15 lessons from Joys of Compounding by @Gautam__Baid
This was my favourite investing book of 2020.
I've read it twice.
And plan to re-read it again.
Many lessons on life, investing, and becoming a better human being.
1. Importance of revenue growth
"Long-term revenue growth—particularly organic revenue growth—is the most important driver of shareholder returns for companies with high returns on capital"
2. Zoom out
"The very fact that most of the talent and resources on Wall Street are focused on competing in the short-term arena of the next few quarters is what leads to a big opportunity for those who can look 3-5 years out and quietly consider the bigger picture."
3. Structure your portfolio to reduce fear
"There’s no room for facts when our minds are occupied by fear.
Once fear about one aspect gets into the minds of people, they can’t see other things some distance away."
4. Gross profit margin tells you a lot
"Focus on the trend over the years.
If it is fluctuating a lot in a cyclical manner, then it means that the company does not have pricing power over its customers and is not able to pass on increases in raw material cost."

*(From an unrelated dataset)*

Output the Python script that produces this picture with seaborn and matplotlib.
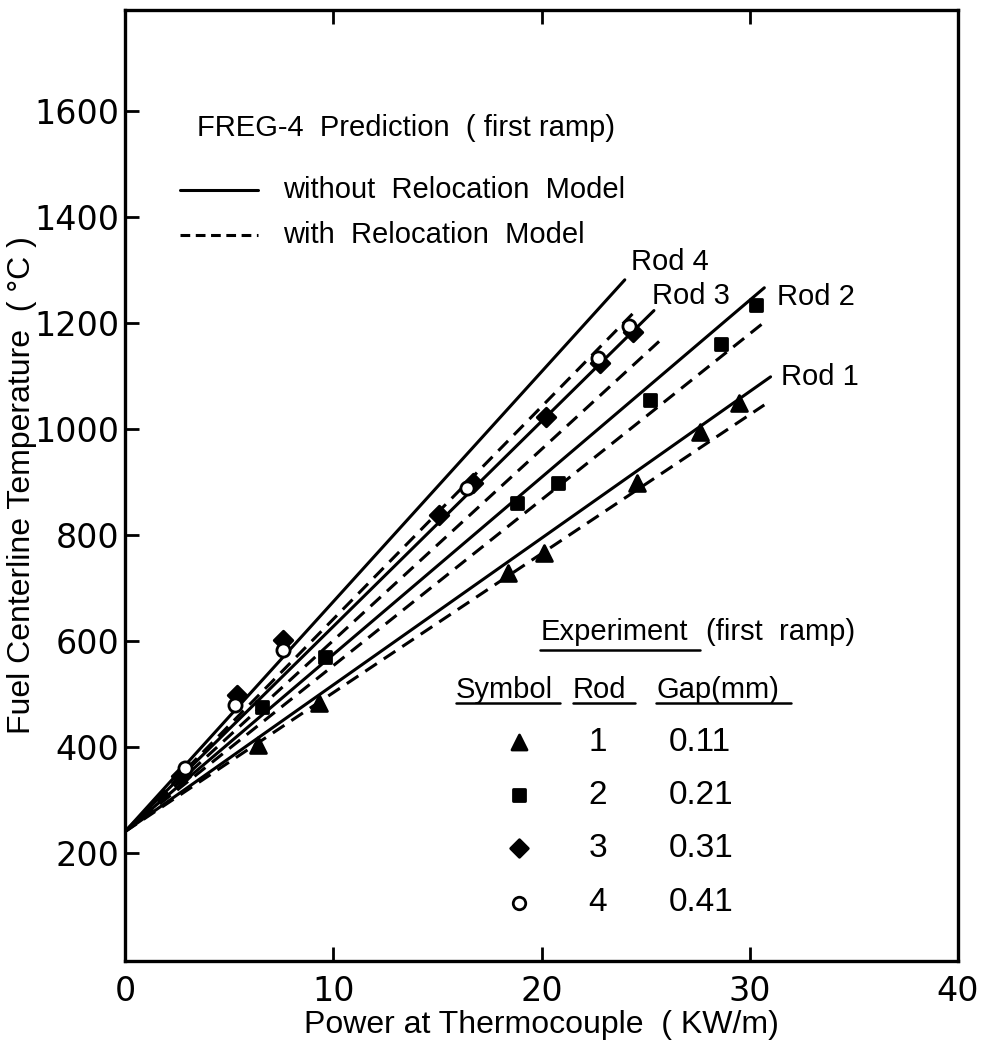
import numpy as np
import pandas as pd
import matplotlib
matplotlib.use("Agg")
import matplotlib.pyplot as plt
import seaborn as sns

# ---------------- data ----------------
rods = [1, 2, 3, 4]
gaps = ["0.11", "0.21", "0.31", "0.41"]
t_start = 240.0  # common starting temperature at zero power

# FREG-4 prediction line end points (without / with relocation model)
solid_end_x = [31.0, 30.7, 25.4, 24.0]
solid_end_y = [1098, 1266, 1223, 1281]
dashed_end_x = [30.7, 30.6, 25.9, 24.6]
dashed_end_y = [1045, 1198, 1174, 1226]

# experimental points
rod1_x = [6.4, 9.3, 18.4, 20.1, 24.6, 27.6, 29.5]
rod1_y = [404, 483, 728, 766, 898, 994, 1049]
rod2_x = [6.6, 9.6, 18.8, 20.8, 25.2, 28.6, 30.3]
rod2_y = [476, 570, 860, 898, 1055, 1159, 1234]
rod3_x = [2.7, 5.4, 7.6, 15.1, 16.7, 20.2, 22.8, 24.4]
rod3_y = [345, 498, 602, 838, 898, 1023, 1125, 1183]
rod4_x = [2.9, 5.3, 7.6, 16.4, 22.7, 24.2]
rod4_y = [360, 479, 583, 889, 1134, 1193]

x_ticks = [0, 10, 20, 30, 40]
y_ticks = [200, 400, 600, 800, 1000, 1200, 1400, 1600]

# ---------------- style ----------------
sns.set_theme(style="white")
plt.rcParams["font.family"] = ["DejaVu Sans"]
plt.rcParams["lines.scale_dashes"] = False
plt.rcParams["text.color"] = "black"
plt.rcParams["axes.labelcolor"] = "black"
plt.rcParams["xtick.color"] = "black"
plt.rcParams["ytick.color"] = "black"
TXT = "Liberation Sans"
FS = 21

fig = plt.figure(figsize=(9.87, 10.49), dpi=100)
ax = fig.add_axes([125 / 987, 1 - 961 / 1049, (958 - 125) / 987, (961 - 10) / 1049])

DASH = (0, (10, 6))
LW = 2.2

for i, r in enumerate(rods):
    sdf = pd.DataFrame({"x": [0, solid_end_x[i]], "y": [t_start, solid_end_y[i]]})
    sns.lineplot(data=sdf, x="x", y="y", color="black", lw=LW, ax=ax)
    ddf = pd.DataFrame({"x": [0, dashed_end_x[i]], "y": [t_start, dashed_end_y[i]]})
    sns.lineplot(data=ddf, x="x", y="y", color="black", lw=LW, linestyle=DASH, ax=ax)

pts = pd.concat([
    pd.DataFrame({"x": rod1_x, "y": rod1_y, "rod": "1"}),
    pd.DataFrame({"x": rod2_x, "y": rod2_y, "rod": "2"}),
    pd.DataFrame({"x": rod3_x, "y": rod3_y, "rod": "3"}),
    pd.DataFrame({"x": rod4_x, "y": rod4_y, "rod": "4"}),
])
marker_map = {"1": "^", "2": "s", "3": "D", "4": "o"}
size_map = {"1": 130, "2": 80, "3": 90, "4": 90}
for r, g in pts.groupby("rod"):
    fc = "white" if r == "4" else "black"
    sns.scatterplot(data=g, x="x", y="y", marker=marker_map[r], s=size_map[r],
                    facecolor=fc, edgecolor="black", linewidth=2, ax=ax, zorder=5)

ax.set_xlim(0, 40)
ax.set_ylim(-4, 1790)
ax.set_xticks(x_ticks)
ax.set_yticks(y_ticks)
ax.set_xticklabels([str(v) for v in x_ticks], fontsize=24)
ax.set_yticklabels([str(v) for v in y_ticks], fontsize=24)
ax.tick_params(axis="both", direction="in", length=10, width=2, color="black",
               labelcolor="black")
ax.tick_params(axis="x", pad=10, top=True, bottom=True)
ax.tick_params(axis="y", pad=4, left=True, right=False)
for s in ax.spines.values():
    s.set_color("black")
    s.set_linewidth(2.4)

ax.set_xlabel("Power at Thermocouple  ( KW/m)", fontsize=23, family=TXT, color="black")
ax.set_ylabel("Fuel Centerline Temperature  ( °C )", fontsize=23, family=TXT, color="black")
ax.xaxis.set_label_coords(0.5, -0.052)
ax.yaxis.set_label_coords(-0.106, 0.5)

# ---------------- prediction legend ----------------
ax.text(3.46, 1568, "FREG-4  Prediction  ( first ramp)", fontsize=FS, family=TXT,
        va="center", ha="left")
ax.plot([2.64, 6.39], [1451, 1451], color="black", lw=LW)
ax.plot([2.64, 6.39], [1366, 1366], color="black", lw=LW, linestyle=(0, (7, 4)))
ax.text(7.6, 1451, "without  Relocation  Model", fontsize=FS, family=TXT, va="center", ha="left")
ax.text(7.6, 1366, "with  Relocation  Model", fontsize=FS, family=TXT, va="center", ha="left")

# rod labels
ax.text(24.3, 1315, "Rod 4", fontsize=FS, family=TXT, va="center", ha="left")
ax.text(25.3, 1251, "Rod 3", fontsize=FS, family=TXT, va="center", ha="left")
ax.text(31.3, 1249, "Rod 2", fontsize=FS, family=TXT, va="center", ha="left")
ax.text(31.5, 1098, "Rod 1", fontsize=FS, family=TXT, va="center", ha="left")

# ---------------- experiment table ----------------
ax.text(19.95, 617, "Experiment", fontsize=FS, family=TXT, va="center", ha="left")
ax.text(27.9, 617, "(first  ramp)", fontsize=FS, family=TXT, va="center", ha="left")
ax.plot([19.95, 27.6], [583, 583], color="black", lw=1.8)
ax.text(15.9, 508, "Symbol", fontsize=FS, family=TXT, va="center", ha="left")
ax.text(21.5, 508, "Rod", fontsize=FS, family=TXT, va="center", ha="left")
ax.text(25.5, 508, "Gap(mm)", fontsize=FS, family=TXT, va="center", ha="left")
ax.plot([15.9, 20.9], [482, 482], color="black", lw=1.8)
ax.plot([21.5, 24.5], [482, 482], color="black", lw=1.8)
ax.plot([25.5, 32.0], [482, 482], color="black", lw=1.8)

row_y = [409, 309, 209, 106]
for i, r in enumerate(rods):
    key = str(r)
    fc = "white" if key == "4" else "black"
    ax.scatter([18.9], [row_y[i]], marker=marker_map[key], s=size_map[key] * 0.9,
               facecolor=fc, edgecolor="black", linewidth=2, zorder=5)
    ax.text(22.7, row_y[i], str(r), fontsize=24, family=TXT, va="center", ha="center")
    ax.text(26.1, row_y[i], gaps[i], fontsize=24, family=TXT, va="center", ha="left")

fig.savefig("out.png", dpi=100)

5. Not all stocks with low multiples are good investments
"Most of the time, switching from a high P/E stock to one with a low P/E proves to be a mistake.
Value traps are abundant and all-pervasive. I have learned to respect the market’s wisdom."
6. Not all stock corrections are equal
"An irrational fall in price makes a stock cheaper.
A rational fall in price makes a stock more expensive.
Value traps are businesses that look cheap but actually are expensive."
7. No such thing as wasted effort
"In investing, all knowledge is cumulative, and the insights we acquire by putting in the effort today often help us in a serendipitous way at some time in the future.
Work hard today to let good luck find you tomorrow."
8. You don't need 10 baggers to do well
"In my investing experience to date, I have not yet had even one “ten-bagger,”.
Multiplicative compounding of smaller multibaggers many times over helped me realize my dream.
I experienced the joys of compounding."
9. ROIC is not enough. You also want ample re-investment opportunities
"I prefer a business that not only produces high returns on invested capital.
But also consistently reinvests a large portion of its earnings at similarly high returns."
10. Cost advantage is a powerful moat to have
"The more customers that buy from a low-cost producer, the more its cost advantage moat widens over time, creating a “flywheel” that accelerates as the business grows."
11. Stock price swings wildly. Business value moves slowly.
"Always remember: stock prices randomly fluctuate every day, sometimes wildly on either side, but business value changes very slowly."
12. Given a long enough time frame, you can still get wealthy without home runs
"We should not aim for the highest possible returns in the shortest period of time.
but rather we should seek above-average returns over a long period of time with the lowest possible risk."
13. Don't just consider probability of failure. Consider the magnitude too.
"If bankruptcy is a potential risk, then it doesn’t really matter what the upside possibilities are.
Certain bets in life, regardless of how asymmetric they appear, should be avoided at all costs."
14. Before you start paddling hard, make sure you are headed in the right direction
"In both careers and in investments, it helps enormously to pick the right train, that is, to choose a field with long-term secular growth"
15. Human beings are wired to react to sudden changes in the environment...
Not to slow, gradual ones.
But slow changes, both improvements and deteriorations, are magnified over time, even though they are barely noticeable over short periods."